In signing SB4 into law Governor Brown stated: “we ought to give science a chance before deciding on a ban on fracking,” and that the study will be “the most comprehensive environmental analysis of fracking to date.”

But five weeks later, Governor Brown said that the study may take as long as 18 months.

This delay threatens one of the signature accomplishments of SB4 – the study of acidization and fracking impacts, which would be the first in the nation. The delay simultaneously highlights one of SB4’s biggest failings: it permits fracking and acidization to occur even though we don’t know how much it threatens environmental and public health. In effect, SB4 acquiesces Californians status as fracking guinea pigs.

On November 15, DOGGR is set to release draft regulations for fracking; regulations that will undoubtedly be friendly to the industry. These regulations will be in place until the results of the study are released, leaving California at the mercy of the oil industry.

Beyond just the delay, we have cause for concern about the quality of the study because of the agency in charge of it.  Filled with political appointees, the California Division of Oil, Gas, and Geothermal Resources (DOGGR), has for decades ignored the environmental and health risks of oil and gas. And, as typical with state oil and gas regulatory agencies across the country, DOGGR lacks the manpower and funding to oversee the state’s 50,000+ active wells, not to mention the thousands of new wells that may be drilled in the Monterey Shale over the next few years.
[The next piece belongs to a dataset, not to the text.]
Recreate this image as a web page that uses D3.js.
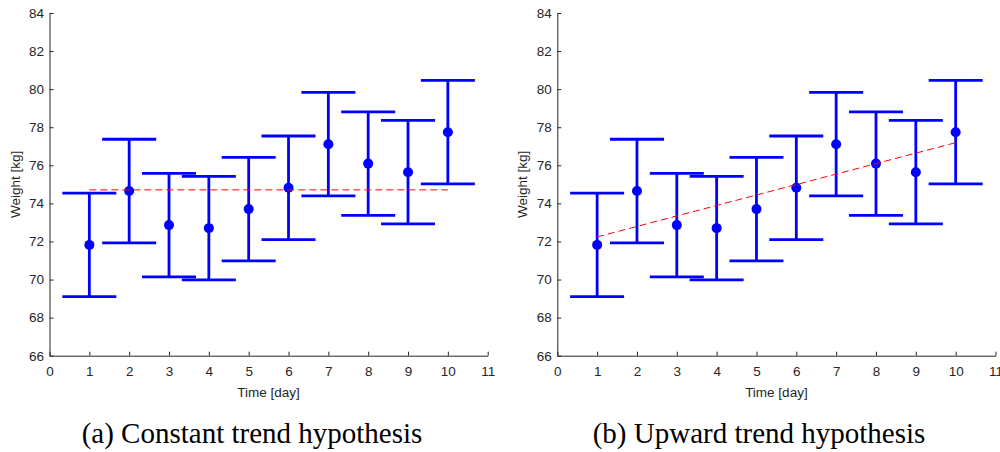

Governor Brown is correct that more time might allow for a more comprehensive review, but in order to increase credibility of the study, it should be conducted by an independent agency with no ties to the oil industry – one that does not succumb to political pressure. Until the study is complete, a moratorium on well stimulation activities until the “science has a chance to work,” will help protect Californians' health and environment. It is time to put communities first.